## PROBLEM DETAILS
The lines below are to be quoted exactly, from the first through the one that contains "ti største norske".

## LISTING

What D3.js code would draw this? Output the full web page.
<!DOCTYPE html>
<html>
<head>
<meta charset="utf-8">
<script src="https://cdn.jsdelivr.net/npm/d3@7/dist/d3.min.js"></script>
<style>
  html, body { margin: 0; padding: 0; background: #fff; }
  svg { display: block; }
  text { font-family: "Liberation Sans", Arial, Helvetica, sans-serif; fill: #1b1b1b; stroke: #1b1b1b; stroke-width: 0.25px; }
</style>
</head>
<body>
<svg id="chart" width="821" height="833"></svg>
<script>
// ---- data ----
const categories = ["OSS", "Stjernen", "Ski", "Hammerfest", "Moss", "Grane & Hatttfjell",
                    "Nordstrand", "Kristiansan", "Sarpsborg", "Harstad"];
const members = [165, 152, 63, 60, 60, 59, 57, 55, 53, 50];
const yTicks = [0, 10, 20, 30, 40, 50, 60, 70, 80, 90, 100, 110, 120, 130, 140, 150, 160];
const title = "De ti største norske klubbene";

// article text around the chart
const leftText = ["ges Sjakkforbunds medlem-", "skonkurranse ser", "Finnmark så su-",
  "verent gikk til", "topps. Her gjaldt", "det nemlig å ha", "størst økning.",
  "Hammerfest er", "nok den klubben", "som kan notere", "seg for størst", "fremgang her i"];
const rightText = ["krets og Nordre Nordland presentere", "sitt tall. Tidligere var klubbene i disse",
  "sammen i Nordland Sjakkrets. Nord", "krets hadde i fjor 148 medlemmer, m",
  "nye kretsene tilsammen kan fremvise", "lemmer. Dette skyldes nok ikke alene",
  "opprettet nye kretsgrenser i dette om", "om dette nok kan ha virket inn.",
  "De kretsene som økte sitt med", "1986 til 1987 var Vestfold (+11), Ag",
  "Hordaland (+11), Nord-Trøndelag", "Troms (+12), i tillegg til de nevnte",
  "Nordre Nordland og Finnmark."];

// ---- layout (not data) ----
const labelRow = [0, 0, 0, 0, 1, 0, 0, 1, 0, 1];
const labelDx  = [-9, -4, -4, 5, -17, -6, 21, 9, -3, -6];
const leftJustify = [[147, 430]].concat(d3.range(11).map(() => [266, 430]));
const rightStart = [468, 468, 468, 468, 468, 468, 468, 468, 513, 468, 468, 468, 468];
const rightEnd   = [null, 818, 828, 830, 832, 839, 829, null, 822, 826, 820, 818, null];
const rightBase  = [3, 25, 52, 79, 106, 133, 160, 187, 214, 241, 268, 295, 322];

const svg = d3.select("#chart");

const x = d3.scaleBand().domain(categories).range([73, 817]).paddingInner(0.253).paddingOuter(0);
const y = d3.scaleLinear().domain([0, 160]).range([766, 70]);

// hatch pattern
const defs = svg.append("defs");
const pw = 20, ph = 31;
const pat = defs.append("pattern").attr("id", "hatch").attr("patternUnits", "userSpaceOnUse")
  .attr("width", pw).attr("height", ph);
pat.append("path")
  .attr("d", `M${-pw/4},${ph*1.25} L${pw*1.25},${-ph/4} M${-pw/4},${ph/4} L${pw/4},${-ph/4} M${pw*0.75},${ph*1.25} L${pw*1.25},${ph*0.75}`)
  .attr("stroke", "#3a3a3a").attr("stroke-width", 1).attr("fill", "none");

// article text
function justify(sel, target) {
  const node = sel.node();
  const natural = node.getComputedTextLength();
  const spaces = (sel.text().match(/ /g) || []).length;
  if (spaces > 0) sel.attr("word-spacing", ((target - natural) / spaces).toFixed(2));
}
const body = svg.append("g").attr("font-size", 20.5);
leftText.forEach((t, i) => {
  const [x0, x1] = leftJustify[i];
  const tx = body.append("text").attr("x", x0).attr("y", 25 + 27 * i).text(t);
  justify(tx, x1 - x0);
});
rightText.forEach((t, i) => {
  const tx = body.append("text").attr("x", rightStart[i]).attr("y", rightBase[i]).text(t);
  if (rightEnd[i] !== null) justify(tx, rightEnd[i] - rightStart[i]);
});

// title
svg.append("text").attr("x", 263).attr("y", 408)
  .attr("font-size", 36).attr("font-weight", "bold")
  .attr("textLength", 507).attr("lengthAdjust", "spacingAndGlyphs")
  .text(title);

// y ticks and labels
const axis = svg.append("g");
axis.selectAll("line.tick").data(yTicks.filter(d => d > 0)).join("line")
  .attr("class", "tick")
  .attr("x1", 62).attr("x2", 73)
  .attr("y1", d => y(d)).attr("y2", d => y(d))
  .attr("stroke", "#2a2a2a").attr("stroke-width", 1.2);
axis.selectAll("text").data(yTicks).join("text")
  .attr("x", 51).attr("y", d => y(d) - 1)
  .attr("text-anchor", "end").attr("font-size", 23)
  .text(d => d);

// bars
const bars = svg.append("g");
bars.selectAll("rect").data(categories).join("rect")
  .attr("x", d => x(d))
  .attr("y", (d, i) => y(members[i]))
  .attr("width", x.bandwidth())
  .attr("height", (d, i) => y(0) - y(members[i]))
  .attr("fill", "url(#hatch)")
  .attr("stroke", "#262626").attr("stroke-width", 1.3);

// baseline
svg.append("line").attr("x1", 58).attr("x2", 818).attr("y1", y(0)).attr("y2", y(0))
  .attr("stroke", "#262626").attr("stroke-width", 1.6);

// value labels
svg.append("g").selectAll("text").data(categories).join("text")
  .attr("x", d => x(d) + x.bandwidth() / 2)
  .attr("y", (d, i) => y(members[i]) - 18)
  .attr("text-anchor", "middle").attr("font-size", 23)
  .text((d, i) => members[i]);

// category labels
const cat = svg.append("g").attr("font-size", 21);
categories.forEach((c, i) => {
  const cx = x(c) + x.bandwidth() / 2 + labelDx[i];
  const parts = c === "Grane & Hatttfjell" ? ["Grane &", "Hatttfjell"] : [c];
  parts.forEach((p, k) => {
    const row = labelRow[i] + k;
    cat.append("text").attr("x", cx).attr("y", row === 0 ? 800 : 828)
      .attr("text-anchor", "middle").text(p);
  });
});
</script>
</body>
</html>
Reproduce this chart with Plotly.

## EXPECTED ANSWER
What D3.js code would draw this? Output the full web page.
<!DOCTYPE html>
<html>
<head>
<meta charset="utf-8">
<script src="https://cdn.jsdelivr.net/npm/d3@7/dist/d3.min.js"></script>
<style>
  html, body { margin: 0; padding: 0; background: #fff; }
  svg { display: block; }
  text { font-family: "Liberation Sans", Arial, Helvetica, sans-serif; fill: #1b1b1b; stroke: #1b1b1b; stroke-width: 0.25px; }
</style>
</head>
<body>
<svg id="chart" width="821" height="833"></svg>
<script>
// ---- data ----
const categories = ["OSS", "Stjernen", "Ski", "Hammerfest", "Moss", "Grane & Hatttfjell",
                    "Nordstrand", "Kristiansan", "Sarpsborg", "Harstad"];
const members = [165, 152, 63, 60, 60, 59, 57, 55, 53, 50];
const yTicks = [0, 10, 20, 30, 40, 50, 60, 70, 80, 90, 100, 110, 120, 130, 140, 150, 160];
const title = "De ti største norske klubbene";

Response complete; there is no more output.